If you attended the summit and have notes to contribute, please consider editing this document by using the edit tab at the top of this page or the edit link in each section. Good formatting is encouraged, but don't worry if it isn't formatted perfectly as others who are watching this page will help.


Contents

Workshop: Teaching Positive Psychology - Tal Ben-Shahar

  • Bring Psychology research to the masses
  • It is important to cater to the "click generation" by using art, music, quotes, humor, & stories
    • He plays "cheezy" music before classes to prime certain thoughts and students actually come early to hear what he plays.
    • He told a story about Roger Bannister and the 4 minute mile which used to be considered an impossible barrier to breach. Nobody believed that it was possible until Roger Bannister ran under 4 minutes. As soon as it was proven to be possible, numerous other runners broke the 4 minute mile barrier. Why did all these people break the barrier at the same time? The power of belief! As long as they believed they couldn't break 4 minutes, it was a self-fulfillling prophecy.
    • All stories are backed by research. On belief, he tells of an experiment (Rosenthal & Jacobsen, 1968) where teachers were told that some students were 'spurters' who would learn faster than others. This expectation became self-fulfilling as the randomly chosed spurters gained faster than the other kids. He also told of an experiment by Langer (cit?) where older people who experienced a week pretending to be 20 years in the past ended up having better memory, improved health, and general characteristics of youth.
  • Make things personal

"This is a class I wanted to take as an undergrad". "people can tell when you are talking from the inside...share your own experiences."

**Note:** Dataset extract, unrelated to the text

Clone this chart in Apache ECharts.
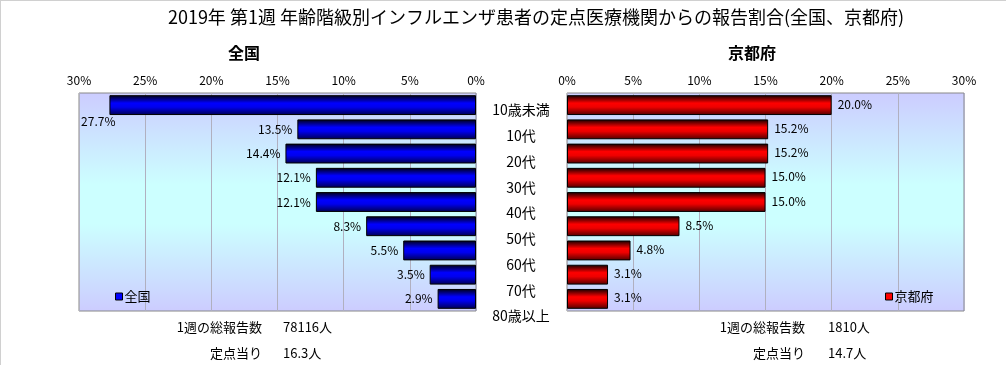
<!DOCTYPE html>
<html><head><meta charset="utf-8">
<script src="https://cdn.jsdelivr.net/npm/echarts@6/dist/echarts.min.js"></script>
<style>html,body{margin:0;padding:0;background:#fff}#c{width:1006px;height:365px}</style>
</head><body><div id="c"></div>
<script>
const categories = ['10歳未満','10代','20代','30代','40代','50代','60代','70代','80歳以上'];
const zenkoku = [27.7,13.5,14.4,12.1,12.1,8.3,5.5,3.5,2.9];
const kyoto = [20.0,15.2,15.2,15.0,15.0,8.5,4.8,3.1,3.1];
const tickMax = 30, tickStep = 5;
const mainTitle = '2019年 第1週 年齢階級別インフルエンザ患者の定点医療機関からの報告割合(全国、京都府)';
const leftTitle = '全国', rightTitle = '京都府';
const leftStats = [['1週の総報告数','78116人'],['定点当り','16.3人']];
const rightStats = [['1週の総報告数','1810人'],['定点当り','14.7人']];

const FONT = '"Noto Sans CJK JP", sans-serif';
const chart = echarts.init(document.getElementById('c'));
function bgGrad(){
  return new echarts.graphic.LinearGradient(0,0,0,1,[
    {offset:0,color:'#ccccff'},{offset:0.42,color:'#ccffff'},{offset:0.6,color:'#ccffff'},{offset:1,color:'#ccccff'}]);
}
const blueGrad = new echarts.graphic.LinearGradient(0,0,0,1,[
  {offset:0,color:'#000010'},{offset:0.4,color:'#0000ff'},{offset:0.6,color:'#0000ee'},{offset:1,color:'#000050'}]);
const redGrad = new echarts.graphic.LinearGradient(0,0,0,1,[
  {offset:0,color:'#100000'},{offset:0.4,color:'#ff0000'},{offset:0.6,color:'#ee0000'},{offset:1,color:'#500000'}]);

function xAx(idx, inverse){
  return {gridIndex:idx, type:'value', min:0, max:tickMax, interval:tickStep, inverse:inverse, position:'top',
    axisLine:{show:false}, axisTick:{show:false},
    axisLabel:{formatter:'{value}%', fontSize:12, color:'#000', margin:7, fontFamily:FONT},
    splitLine:{show:true, lineStyle:{color:'#b0b0c0', width:1}}};
}
function yAx(idx){
  return {gridIndex:idx, type:'category', data:categories, inverse:true,
    axisLine:{show:false}, axisTick:{show:false}, axisLabel:{show:false}, splitLine:{show:false}};
}
const statTexts = [];
[[leftStats,262,283],[rightStats,805,828]].forEach(([st,xr,xl])=>{
  st.forEach((row,i)=>{
    const y = 327 + i*26;
    statTexts.push({type:'text', x:xr, y:y, style:{text:row[0], align:'right', verticalAlign:'middle', fontSize:13, fontFamily:FONT, fill:'#000'}});
    statTexts.push({type:'text', x:xl, y:y, style:{text:row[1], align:'left', verticalAlign:'middle', fontSize:13, fontFamily:FONT, fill:'#000'}});
  });
});

chart.setOption({
  backgroundColor:'#fff',
  animation:false,
  grid:[
    {left:79, top:93, width:397, height:218, show:true, backgroundColor:bgGrad(), borderColor:'#888', borderWidth:1},
    {left:567, top:93, width:397, height:218, show:true, backgroundColor:bgGrad(), borderColor:'#888', borderWidth:1},
    {left:521, top:97, width:1, height:232, show:false}
  ],
  xAxis:[xAx(0,true), xAx(1,false), {gridIndex:2, type:'value', show:false}],
  yAxis:[yAx(0), yAx(1), {gridIndex:2, type:'category', data:categories, inverse:true,
    axisLine:{show:false}, axisTick:{show:false}, splitLine:{show:false},
    axisLabel:{show:true, align:'center', margin:0, fontSize:14, color:'#000', fontFamily:FONT}}],
  legend:[
    {data:['全国'], left:115, top:290, icon:'rect', itemWidth:7, itemHeight:7, padding:0, itemGap:0,
      itemStyle:{color:'#0000ff', borderColor:'#000', borderWidth:1},
      textStyle:{fontSize:13, color:'#000', fontFamily:FONT, padding:[0,0,0,-3]}},
    {data:['京都府'], left:885, top:290, icon:'rect', itemWidth:7, itemHeight:7, padding:0, itemGap:0,
      itemStyle:{color:'#ff0000', borderColor:'#000', borderWidth:1},
      textStyle:{fontSize:13, color:'#000', fontFamily:FONT, padding:[0,0,0,-3]}}
  ],
  series:[
    {name:'全国', type:'bar', xAxisIndex:0, yAxisIndex:0, barCategoryGap:'18%',
      data: zenkoku.map((v,i)=> i===0 ? {value:v, label:{position:'left', offset:[11,16]}} : v),
      itemStyle:{color:blueGrad, borderColor:'#000', borderWidth:1},
      label:{show:true, position:'left', distance:5, formatter:p=>p.value.toFixed(1)+'%', fontSize:12, color:'#000', fontFamily:FONT}},
    {name:'京都府', type:'bar', xAxisIndex:1, yAxisIndex:1, barCategoryGap:'18%',
      data: kyoto,
      itemStyle:{color:redGrad, borderColor:'#000', borderWidth:1},
      label:{show:true, position:'right', distance:6, offset:[0,-1], formatter:p=>p.value.toFixed(1)+'%', fontSize:12, color:'#000', fontFamily:FONT}},
    {type:'bar', xAxisIndex:2, yAxisIndex:2, data:[], silent:true}
  ],
  graphic:[
    {type:'line', shape:{x1:0,y1:0.5,x2:1006,y2:0.5}, style:{stroke:'#d0d0d0', lineWidth:1}},
    {type:'line', shape:{x1:0.5,y1:0,x2:0.5,y2:365}, style:{stroke:'#d0d0d0', lineWidth:1}},
    {type:'text', x:536, y:17, style:{text:mainTitle, align:'center', verticalAlign:'middle', fontSize:18, fontFamily:FONT, fill:'#000'}},
    {type:'text', x:244, y:53, style:{text:leftTitle, align:'center', verticalAlign:'middle', fontSize:16, fontWeight:'bold', fontFamily:FONT, fill:'#000'}},
    {type:'text', x:752, y:53, style:{text:rightTitle, align:'center', verticalAlign:'middle', fontSize:16, fontWeight:'bold', fontFamily:FONT, fill:'#000'}}
  ].concat(statTexts)
});
</script></body></html>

  • Permission to be human - He told a story of being approached by students who warned him that he couldn't appear unhappy in the cafeteria if he was teaching a positive psychology course. On the contrary, all happy people still experience negative emotions and it is important to allow ourselves these feelings or we will pay a cost.
    • He showed a video of a baby going from laughing to crying to laughing to crying etc...
    • This relates to Carl Rogers' Humanism, Ironic Processing, Wegner.
    • An experiment..."Instruction->do not think of pink elephant" How well does that work? Well then, let's try another..."do not be anxious". It's as harmful as saying "I will not accept gravity".
    • There exists a "Great deception" as people don't admit how they are doing. When asked, how are you? most people feel social pressure to answer "fine" no matter how they feel and so we have a misconception that everyone is fine.
    • We did a self acceptance of emotions meditation drawing on davidson and kabatzin mindfulness research. shelly taylor vizualization
  • Action AND reflection Class needs to be experiential...ie gratitude exercise. Reflactive learning.. Markus Howard King 1993
    • Habit charts.
    • Baumeister 1998 Students who exerted discipline in eating radishes instead of chocolate exhibited less discipline on a later task. The limited resource of dicipline should not be wasted.
    • How many people put effort into brushing your teeth every morning? Making something a habit means that it doesn't deplete limited discipline. "We make our habits and our habits make us".
  • Teaching style
    • Authentic = authority. Research shows that people who are perceived as authentic are perceived as being more authoritative.
    • Operate on strengths. It is easier to go from 10 to 40 than from 0 to 10 easier. You should use teaching strengths... A study: what's more important to work on? 75% said weaknesses over strengths. Tal disagrees.
    • Prepare, prepare, prepare then improvise
    • Be a Role model...people do what you do, not what you say....We then did an exercise where he deliberately did one thing while demonstrating another and most of the room did what he demonstrated, not what he said (cheek not chin.
    • Marva Collins as an example of teaching while believing in the possibilities of one's students.
  • All materials online... www.fas.harvard.edu/~psy1504


PANEL: WELL-BEING IN AFRICA

  • Ranking millenium development goals in various countries for individuals...ie health vs education vs technology...
    • Important to ask because we may not know what people want. Example: Ugandan boreholes are unused by women who want the social time provided by the 20 mile walk to the well...otherwise, they'd have to do other work
  • World poll - Ask the same set of questions in various countries each year for 100 years.
  • Optimism in africa is inversely correlated with income and education...opposite the west. - data from www.afrobarometer.org
  • Well being index..measures happiness in various domains
  • Some world poll data will be available on Gallup website...some will require payment.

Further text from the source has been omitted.